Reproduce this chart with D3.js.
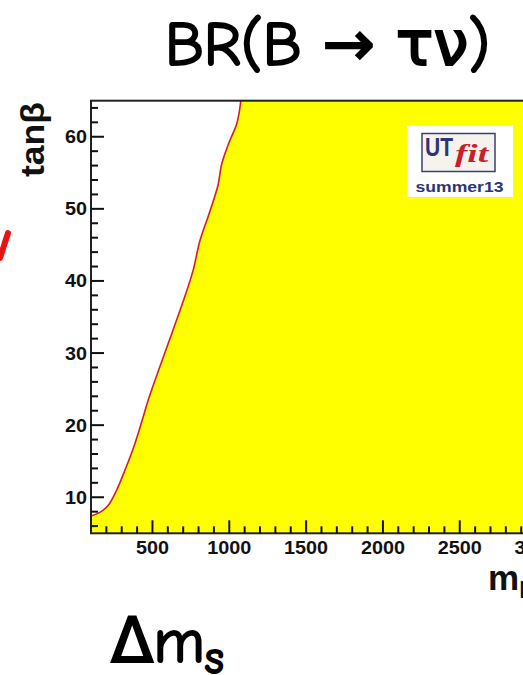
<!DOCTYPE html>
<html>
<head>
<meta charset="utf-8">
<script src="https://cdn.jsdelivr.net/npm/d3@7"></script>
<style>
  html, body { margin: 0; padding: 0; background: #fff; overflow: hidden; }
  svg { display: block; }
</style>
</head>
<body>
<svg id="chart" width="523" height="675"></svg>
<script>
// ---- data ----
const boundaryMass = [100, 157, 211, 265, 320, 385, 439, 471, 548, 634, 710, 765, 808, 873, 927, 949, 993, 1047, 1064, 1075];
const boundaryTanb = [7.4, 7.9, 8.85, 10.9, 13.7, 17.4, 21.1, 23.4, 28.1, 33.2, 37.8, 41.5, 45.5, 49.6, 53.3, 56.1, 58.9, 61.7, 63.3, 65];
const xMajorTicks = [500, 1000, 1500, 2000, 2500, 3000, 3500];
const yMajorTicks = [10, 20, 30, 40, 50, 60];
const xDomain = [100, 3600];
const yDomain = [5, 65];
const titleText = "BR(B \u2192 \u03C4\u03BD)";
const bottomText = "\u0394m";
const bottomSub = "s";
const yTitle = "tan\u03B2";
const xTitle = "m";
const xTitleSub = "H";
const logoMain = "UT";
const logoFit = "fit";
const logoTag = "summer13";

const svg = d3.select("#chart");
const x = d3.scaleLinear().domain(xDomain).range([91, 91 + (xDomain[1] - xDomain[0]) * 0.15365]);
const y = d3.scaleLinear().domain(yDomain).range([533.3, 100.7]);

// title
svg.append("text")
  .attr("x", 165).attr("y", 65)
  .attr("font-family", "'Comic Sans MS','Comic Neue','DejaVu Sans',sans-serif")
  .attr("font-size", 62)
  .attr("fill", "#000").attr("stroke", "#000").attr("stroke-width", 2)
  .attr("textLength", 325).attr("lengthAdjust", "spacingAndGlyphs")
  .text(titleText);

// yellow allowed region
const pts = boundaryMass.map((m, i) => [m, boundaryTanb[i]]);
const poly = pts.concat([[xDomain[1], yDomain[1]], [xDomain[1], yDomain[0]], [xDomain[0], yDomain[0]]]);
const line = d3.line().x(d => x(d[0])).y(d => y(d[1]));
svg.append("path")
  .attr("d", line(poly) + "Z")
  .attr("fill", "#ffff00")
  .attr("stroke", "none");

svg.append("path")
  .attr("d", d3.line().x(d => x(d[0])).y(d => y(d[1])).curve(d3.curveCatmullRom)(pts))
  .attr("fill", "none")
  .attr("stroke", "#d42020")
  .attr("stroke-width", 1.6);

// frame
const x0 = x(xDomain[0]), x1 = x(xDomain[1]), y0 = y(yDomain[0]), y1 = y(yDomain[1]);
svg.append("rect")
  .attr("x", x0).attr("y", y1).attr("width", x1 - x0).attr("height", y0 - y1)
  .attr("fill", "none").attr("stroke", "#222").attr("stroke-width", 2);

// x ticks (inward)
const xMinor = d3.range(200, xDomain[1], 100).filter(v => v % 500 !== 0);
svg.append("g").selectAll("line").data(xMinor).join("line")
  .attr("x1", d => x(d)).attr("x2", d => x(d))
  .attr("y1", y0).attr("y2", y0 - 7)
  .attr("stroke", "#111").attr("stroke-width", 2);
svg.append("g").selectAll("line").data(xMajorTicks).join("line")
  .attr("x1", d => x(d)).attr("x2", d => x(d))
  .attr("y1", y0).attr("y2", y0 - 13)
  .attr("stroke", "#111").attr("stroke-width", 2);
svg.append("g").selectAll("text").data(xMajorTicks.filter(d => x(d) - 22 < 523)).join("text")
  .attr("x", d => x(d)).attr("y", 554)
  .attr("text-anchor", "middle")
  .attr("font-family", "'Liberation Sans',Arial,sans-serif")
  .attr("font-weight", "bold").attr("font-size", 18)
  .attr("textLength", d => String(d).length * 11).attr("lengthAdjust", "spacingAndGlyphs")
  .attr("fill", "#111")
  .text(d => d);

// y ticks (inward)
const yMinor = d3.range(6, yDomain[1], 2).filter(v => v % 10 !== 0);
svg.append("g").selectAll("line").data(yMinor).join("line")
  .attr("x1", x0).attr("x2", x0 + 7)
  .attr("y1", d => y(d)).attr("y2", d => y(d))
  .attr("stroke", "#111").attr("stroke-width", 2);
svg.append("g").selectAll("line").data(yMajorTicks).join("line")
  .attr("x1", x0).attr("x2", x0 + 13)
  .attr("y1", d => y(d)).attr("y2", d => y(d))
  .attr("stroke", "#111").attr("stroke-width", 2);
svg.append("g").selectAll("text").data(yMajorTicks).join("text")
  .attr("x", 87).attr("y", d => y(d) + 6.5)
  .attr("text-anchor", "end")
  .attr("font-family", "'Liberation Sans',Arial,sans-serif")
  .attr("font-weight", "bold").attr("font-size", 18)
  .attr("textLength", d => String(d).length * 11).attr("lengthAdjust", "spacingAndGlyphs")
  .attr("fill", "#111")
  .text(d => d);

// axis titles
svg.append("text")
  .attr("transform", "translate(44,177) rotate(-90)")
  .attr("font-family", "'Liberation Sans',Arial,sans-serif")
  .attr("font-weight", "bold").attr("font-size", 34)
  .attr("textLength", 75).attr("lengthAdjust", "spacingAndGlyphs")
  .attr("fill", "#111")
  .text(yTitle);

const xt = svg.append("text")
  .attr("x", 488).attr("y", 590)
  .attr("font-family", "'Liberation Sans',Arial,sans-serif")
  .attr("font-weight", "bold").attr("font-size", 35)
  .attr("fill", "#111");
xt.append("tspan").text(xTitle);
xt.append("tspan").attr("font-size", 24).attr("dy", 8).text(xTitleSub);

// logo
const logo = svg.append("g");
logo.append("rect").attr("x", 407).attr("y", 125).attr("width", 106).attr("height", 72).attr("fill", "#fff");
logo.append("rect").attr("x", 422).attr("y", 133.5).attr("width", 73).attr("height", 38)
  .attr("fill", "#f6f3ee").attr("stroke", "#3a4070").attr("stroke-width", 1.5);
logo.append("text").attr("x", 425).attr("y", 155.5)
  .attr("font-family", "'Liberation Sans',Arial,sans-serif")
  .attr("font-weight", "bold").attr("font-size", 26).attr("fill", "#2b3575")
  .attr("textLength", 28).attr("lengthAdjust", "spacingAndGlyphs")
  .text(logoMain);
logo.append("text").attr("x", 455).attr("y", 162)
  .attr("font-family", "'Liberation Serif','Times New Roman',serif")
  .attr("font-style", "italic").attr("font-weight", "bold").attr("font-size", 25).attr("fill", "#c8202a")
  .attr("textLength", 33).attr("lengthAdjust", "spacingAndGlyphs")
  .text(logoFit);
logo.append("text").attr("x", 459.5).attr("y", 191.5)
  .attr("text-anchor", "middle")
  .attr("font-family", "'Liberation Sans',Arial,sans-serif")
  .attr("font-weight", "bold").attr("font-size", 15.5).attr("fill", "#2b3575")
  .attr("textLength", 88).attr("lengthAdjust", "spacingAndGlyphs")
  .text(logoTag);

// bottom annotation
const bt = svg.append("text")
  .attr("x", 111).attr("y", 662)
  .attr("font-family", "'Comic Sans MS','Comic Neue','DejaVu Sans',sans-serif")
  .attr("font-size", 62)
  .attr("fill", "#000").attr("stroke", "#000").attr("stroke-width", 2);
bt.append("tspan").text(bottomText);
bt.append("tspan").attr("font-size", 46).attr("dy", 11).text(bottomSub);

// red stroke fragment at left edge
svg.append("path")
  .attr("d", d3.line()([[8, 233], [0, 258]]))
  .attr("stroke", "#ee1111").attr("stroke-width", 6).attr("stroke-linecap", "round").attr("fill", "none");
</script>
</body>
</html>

* * *

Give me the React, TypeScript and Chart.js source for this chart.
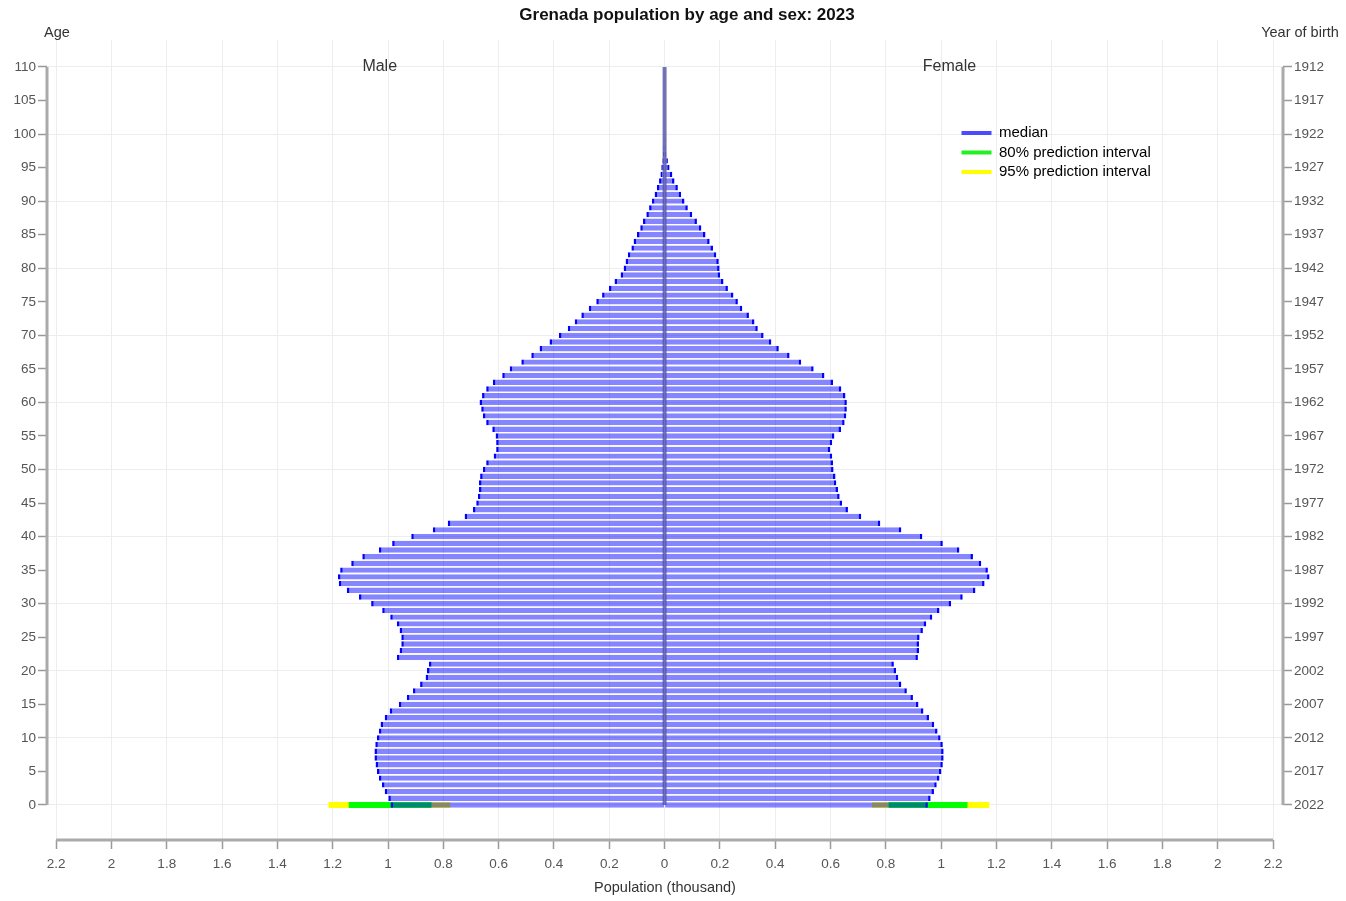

---

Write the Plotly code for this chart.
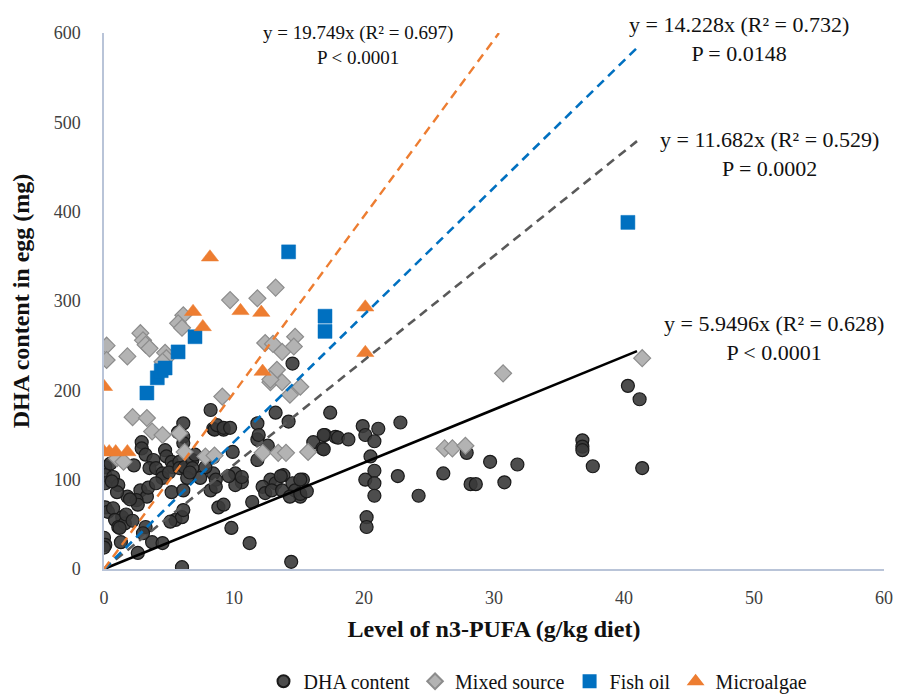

Your objective
Find "this". Copy every line it occurs in.

Reply to the task
Reproduce this chart with D3.js.
Give me the React, TypeScript and Chart.js source for this chart.
Write the Plotly code for this chart.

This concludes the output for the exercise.